Shock-free election
October 27, 2004
Heard from a FOX News guest this afternoon (paraphrased): “For someone who sits on the Senate intelligence committee, Senator Kerry seems to be getting a lot of his intelligence from the New York Times and CBS News.” Life imitates satire in a sick, sad way:
“[Bush] won’t acknowledge the mess in Iraq,” said Mr. Edwards. “All you have to do is turn your television on.”
At a Rose Garden signing ceremony, Mr. Bush thanked Mr. Edwards for the suggestion.
“As president, I have daily briefings with intelligence and national security officials,” said Mr. Bush. “And yet with all those bright people in my office every day, not one of them has proposed that we just turn on the television to get an accurate picture of the situation on the ground in Iraq.
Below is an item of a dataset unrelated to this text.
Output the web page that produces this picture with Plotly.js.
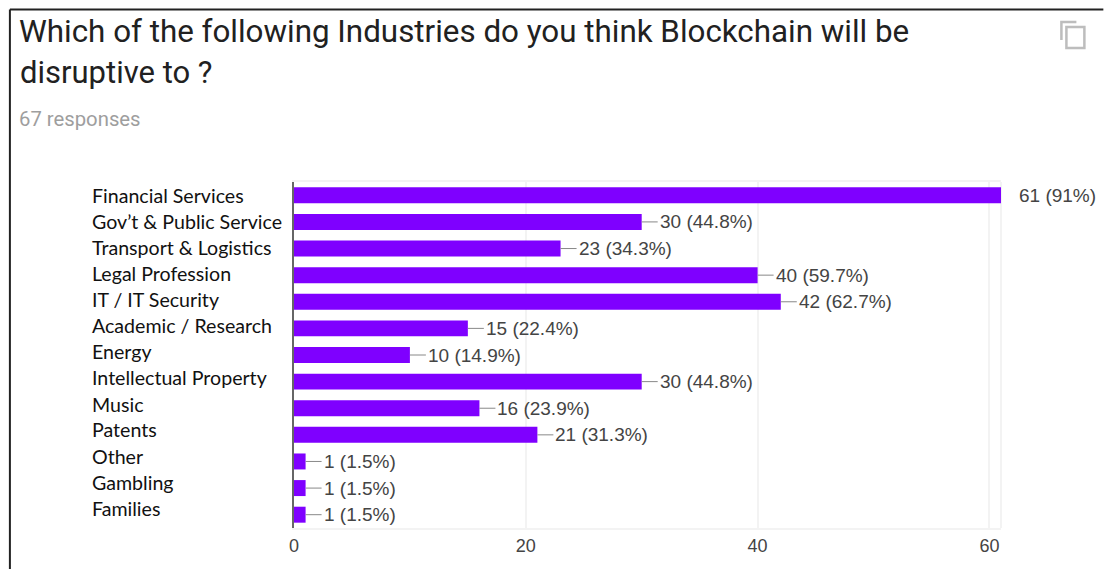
<!DOCTYPE html>
<html>
<head>
<meta charset="utf-8">
<script src="https://cdn.plot.ly/plotly-3.0.1.min.js"></script>
<style>html,body{margin:0;padding:0;background:#fff;overflow:hidden}</style>
</head>
<body>
<div id="chart" style="width:1104px;height:569px"></div>
<script>
// Survey results: number of respondents per industry
const industries = ["Financial Services","Gov’t & Public Service","Transport & Logistics","Legal Profession","IT / IT Security","Academic / Research","Energy","Intellectual Property","Music","Patents","Other","Gambling","Families"];
const counts = [61,30,23,40,42,15,10,30,16,21,1,1,1];
const shares = ["91%","44.8%","34.3%","59.7%","62.7%","22.4%","14.9%","44.8%","23.9%","31.3%","1.5%","1.5%","1.5%"];
const xTicks = [0,20,40,60];
const questionLines = ["Which of the following Industries do you think Blockchain will be","disruptive to ?"];
const responseNote = "67 responses";
// Vertical nudge of each hand-placed category label, in pixels (positive is up)
const labelNudge = [0,0,1,2,2,3,4,4,4,5,5,6,6];

const W = 1104, H = 569;
const M = {l:293.5, r:102.5, t:182, b:41};
const px = x => (x - M.l) / (W - M.l - M.r);
const py = y => 1 - (y - M.t) / (H - M.t - M.b);
const frame = "#f3f3f3", ink = "#444444";

const rows = industries.map((_, i) => i);
const shapes = [
  // plot frame on the open side
  {type:"line", xref:"paper", yref:"paper", x0:1, x1:1, y0:0, y1:1, layer:"below", line:{color:frame, width:2}},
  // page border
  {type:"line", xref:"paper", yref:"paper", x0:px(9), x1:px(1104), y0:py(9.5), y1:py(9.5), line:{color:"#222", width:2}},
  {type:"line", xref:"paper", yref:"paper", x0:px(9), x1:px(9), y0:py(9.5), y1:py(569), line:{color:"#222", width:2}},
  // copy icon
  {type:"path", xref:"paper", yref:"paper", path:`M ${px(1077)} ${py(22)} L ${px(1062)} ${py(22)} L ${px(1062)} ${py(40)}`, line:{color:"#bdbdbd", width:2.5}},
  {type:"rect", xref:"paper", yref:"paper", x0:px(1067), x1:px(1085), y0:py(48), y1:py(27), line:{color:"#bdbdbd", width:2.5}}
];

const annotations = [];
annotations.push({xref:"paper", yref:"paper", x:px(17), y:py(73), xanchor:"left", yanchor:"middle", showarrow:false,
  text:questionLines[1], font:{family:"Roboto", size:31, color:"#212121"}});
annotations.push({xref:"paper", yref:"paper", x:px(16), y:py(119), xanchor:"left", yanchor:"middle", showarrow:false,
  text:responseNote, font:{family:"Roboto", size:20.3, color:"#9e9e9e"}});

rows.forEach(i => {
  // left-aligned category label
  annotations.push({xref:"paper", yref:"y", x:px(89), y:i, yshift:labelNudge[i], xanchor:"left", yanchor:"middle", showarrow:false,
    text:industries[i], font:{family:"Lato", size:19.6, color:"#111"}});
  // value label with a leader line, except the longest bar
  const label = `${counts[i]} (${shares[i]})`;
  const leader = counts[i] < 61;
  annotations.push({xref:"x", yref:"y", x:counts[i], y:i, xanchor:"left", yanchor:"middle",
    showarrow:leader, arrowhead:0, arrowwidth:1, arrowcolor:"#888", ax:leader ? 16 : 0, ay:0, standoff:0,
    xshift:leader ? 0 : 16,
    text:label, font:{family:"Liberation Sans", size:19, color:ink}});
});

Plotly.newPlot("chart", [{
  type:"bar", orientation:"h", x:counts, y:rows,
  marker:{color:"#7f00ff"}, hoverinfo:"skip", cliponaxis:false
}], {
  width:W, height:H, autosize:false, showlegend:false, bargap:0.4,
  margin:M, paper_bgcolor:"#fff", plot_bgcolor:"#fff",
  title:{text:questionLines[0], x:19/W, xanchor:"left", xref:"container", y:1-31/H, yanchor:"middle",
    font:{family:"Roboto", size:31.35, color:"#212121"}},
  xaxis:{range:[0,61], tickvals:xTicks, ticks:"", showgrid:true, gridcolor:frame, gridwidth:2, zeroline:false,
    showline:true, mirror:true, linecolor:frame, linewidth:2,
    tickfont:{family:"Liberation Sans", size:18, color:ink}},
  yaxis:{range:[12.5,-0.5], tickvals:rows, showticklabels:false, ticks:"", showgrid:false, zeroline:false,
    showline:true, linecolor:"#666", linewidth:2},
  shapes, annotations
}, {displayModeBar:false, staticPlot:true});
</script>
</body>
</html>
Brilliant.”
As far as October surprises go, this latest attempt at letting out the context-free truth by CBS and the NYT (the latter of which should be thanked for its brash decision to pre-empt CBS’ nefarious attempt to wait until a day before the election before releasing this) is lame by my standards. Sure, John Kerry’s treasonous activities as being a Communist operative may be seen as lame and desperate by people on the Left but these concerns are quite legitimate. As legitimate as having a lifelong record of undermining the security of the nation, of being a tried-and-true internationalist, and then pulling a chimeric (if predictable by the poll-driven Democrat standard mentality) attempt at being the opposite, as Meryl Yourish makes very clear:
I think Kerry is a liar and a poseur. You cannot have a career of pacifism and voting against military issues and suddenly turn around and declare yourself a fit commander-in-chief. It takes more than a campy salute and a “reporting for duty” at the DNC to make me believe Kerry is fit for command. I believe he is more unfit for command than any other candidate who ran against him, with the possible exception of Howard Dean. And may I say that the Democratic party may lose me forever if they can’t give me a candidate I can respect and believe in.
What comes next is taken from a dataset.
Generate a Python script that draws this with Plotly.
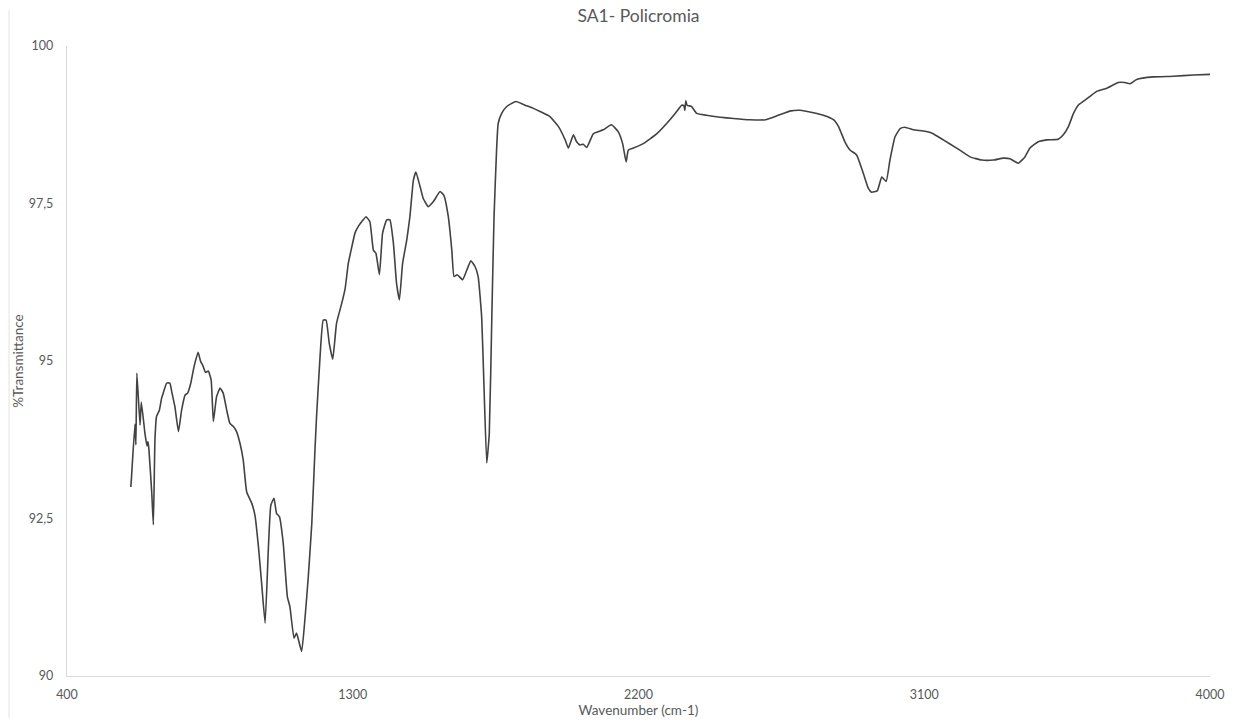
import plotly.graph_objects as go

wavenumber = [601, 603, 614, 617, 620, 630, 634, 646, 652, 655, 658, 667, 672, 677, 682, 691, 698, 703, 714, 724,
              730, 740, 751, 761, 772, 780, 790, 798, 804, 813, 821, 827, 836, 845, 854, 861, 871, 882, 892, 903,
              913, 924, 934, 945, 955, 966, 982, 992, 1003, 1013, 1024, 1034, 1042, 1052, 1060, 1069, 1081, 1094,
              1102, 1115, 1123, 1139, 1150, 1160, 1171, 1181, 1186, 1197, 1207, 1216, 1226, 1237, 1249, 1265, 1276,
              1286, 1297, 1307, 1318, 1328, 1342, 1354, 1365, 1373, 1384, 1394, 1407, 1417, 1428, 1438, 1447, 1457,
              1470, 1480, 1491, 1499, 1512, 1522, 1538, 1554, 1575, 1587, 1601, 1612, 1619, 1629, 1646, 1659, 1672,
              1685, 1695, 1706, 1713, 1722, 1730, 1738, 1745, 1753, 1758, 1769, 1785, 1814, 1848, 1869, 1890, 1921,
              1948, 1969, 1979, 1995, 2005, 2016, 2026, 2037, 2058, 2089, 2115, 2136, 2150, 2161, 2168, 2184, 2215,
              2258, 2299, 2320, 2336, 2343, 2346, 2349, 2353, 2367, 2383, 2414, 2457, 2499, 2551, 2600, 2640, 2680,
              2709, 2751, 2782, 2814, 2830, 2850, 2866, 2887, 2908, 2924, 2934, 2952, 2966, 2980, 2992, 3008, 3024,
              3039, 3066, 3097, 3123, 3160, 3202, 3244, 3281, 3318, 3349, 3370, 3396, 3417, 3433, 3459, 3486, 3522,
              3538, 3554, 3570, 3585, 3601, 3622, 3643, 3675, 3711, 3732, 3748, 3769, 3821, 3885, 3948, 4000]

transmittance = [93.0, 93.14, 94.0, 93.67, 94.81, 93.98, 94.35, 93.83, 93.65, 93.72, 93.6, 92.9, 92.4, 93.75, 94.12,
                 94.22, 94.41, 94.49, 94.65, 94.65, 94.51, 94.27, 93.88, 94.22, 94.46, 94.49, 94.65, 94.86, 94.99,
                 95.14, 94.99, 94.94, 94.82, 94.84, 94.7, 94.04, 94.43, 94.57, 94.49, 94.22, 94.01, 93.96, 93.88,
                 93.69, 93.43, 92.92, 92.74, 92.55, 92.05, 91.47, 90.84, 92.0, 92.71, 92.82, 92.58, 92.53, 92.11,
                 91.26, 91.1, 90.6, 90.68, 90.39, 90.94, 91.58, 92.42, 93.59, 94.12, 95.07, 95.65, 95.65, 95.28,
                 95.03, 95.6, 95.91, 96.15, 96.55, 96.81, 97.03, 97.14, 97.21, 97.29, 97.21, 96.76, 96.71, 96.37,
                 97.03, 97.24, 97.24, 96.87, 96.23, 95.97, 96.55, 96.92, 97.29, 97.87, 98.0, 97.77, 97.58, 97.45,
                 97.53, 97.69, 97.63, 97.29, 96.76, 96.34, 96.37, 96.29, 96.44, 96.59, 96.5, 96.34, 95.7, 94.65,
                 93.38, 93.85, 95.7, 97.29, 98.35, 98.77, 98.93, 99.04, 99.12, 99.05, 99.01, 98.96, 98.88, 98.72,
                 98.51, 98.38, 98.59, 98.48, 98.43, 98.44, 98.39, 98.61, 98.67, 98.75, 98.64, 98.45, 98.16, 98.35,
                 98.38, 98.45, 98.61, 98.83, 98.96, 99.06, 99.05, 98.98, 99.13, 99.06, 99.04, 98.93, 98.9, 98.87,
                 98.85, 98.83, 98.83, 98.9, 98.97, 98.98, 98.94, 98.9, 98.83, 98.72, 98.48, 98.35, 98.27, 97.98,
                 97.74, 97.68, 97.7, 97.92, 97.85, 98.19, 98.56, 98.69, 98.71, 98.67, 98.65, 98.62, 98.51, 98.38,
                 98.24, 98.19, 98.19, 98.22, 98.21, 98.14, 98.24, 98.38, 98.48, 98.51, 98.52, 98.59, 98.72, 98.93,
                 99.06, 99.12, 99.2, 99.28, 99.33, 99.42, 99.42, 99.4, 99.47, 99.51, 99.52, 99.54, 99.55]

x_ticks = [400, 1300, 2200, 3100, 4000]
y_ticks = [90, 92.5, 95, 97.5, 100]
y_tick_labels = ["90", "92,5", "95", "97,5", "100"]

FONT = "Lato, 'Open Sans', sans-serif"
GREY = "#595959"

fig = go.Figure()
fig.add_trace(go.Scatter(
    x=wavenumber, y=transmittance, mode="lines",
    line=dict(color="#424242", width=1.6, shape="spline", smoothing=0.4),
    showlegend=False, hoverinfo="x+y",
))

fig.update_layout(
    width=1237, height=722,
    margin=dict(l=67, r=27, t=46, b=46, autoexpand=False),
    paper_bgcolor="white", plot_bgcolor="white",
    font=dict(family=FONT, color=GREY, size=12),
    title=dict(text="SA1- Policromia", xref="paper", x=0.5, xanchor="center", y=0.978, yanchor="middle",
               font=dict(size=17.5, color=GREY, family=FONT)),
    xaxis=dict(
        range=[400, 4000], tickvals=x_ticks, ticktext=[str(v) for v in x_ticks],
        showgrid=False, zeroline=False, showline=True, linecolor="#d9d9d9", linewidth=1.3,
        ticks="", ticklabelstandoff=7, tickfont=dict(size=12.5, color=GREY), automargin=False,
        title=dict(text="Wavenumber (cm-1)", font=dict(size=13.5, color=GREY), standoff=4),
    ),
    yaxis=dict(
        range=[90, 100], tickvals=y_ticks, ticktext=y_tick_labels,
        showgrid=False, zeroline=False, showline=True, linecolor="#d9d9d9", linewidth=1.3,
        ticks="", ticklabelstandoff=10, tickfont=dict(size=12.5, color=GREY), automargin=False,
        title=dict(text="%Transmittance", font=dict(size=13.5, color=GREY), standoff=2),
    ),
    shapes=[dict(type="line", xref="paper", yref="paper", x0=-0.0507, x1=-0.0507, y0=1.057, y1=-0.067,
                 line=dict(color="#e3e3e3", width=1), layer="below")],
)

fig.write_html("out.html")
Now, 380 tons of missing explosives, the volume of which requires a week’s worth of round the clock, corporate-level management of machinations to make vanish using a fleet of forty unmarked trucks that can easily be made to disappear across the Iraqi border, was a legitimate concern at the time. Amusingly enough, the media shill known as CBS has already shot itself in the foot, dug the bullet out and salted the wound with its own reports during the more relevant time period.
In the run-up to the election John Kerry still cannot make head or tail of himself: he can continue to critique the President ad nauseam, and all he can do is make people sit the election out. I doubt this is a tactic that could work this time. Too many people know the stakes are too high, and even Republicans I know in the sure-to-be-Kerry state of Maryland are mobilizing to go out and vote. They want to show the Democrats that though every vote counts, every vote must be won, and that no state is safe. If Maryland Republicans can show that even this deep blue state, like any blue state, is no safe haven, if they can show that there is solidarity among themselves, it would keep the Democrats on their toes.
This campaign phase is now quite officially, immune from scandals. People have made up their minds and I think—like Shepard Smith does—that the “unsure” answers in the phone polls are mostly the answers of liars. I think that this election is not as close as even FOX News tries to present it to be, and save for a major disaster on either side, nothing will shock people out of their preconceived, and predecided votes that they will take to them on the second of November.
(Provenance of links: Smiling Kevin » Scrappleface. Instapundit » Captain’s Quarters.)
UPDATE: A quick link that I forgot to find context into my post above, is John Cole’s contextual perspective of the 380-ton elephant that really isn’t in the room.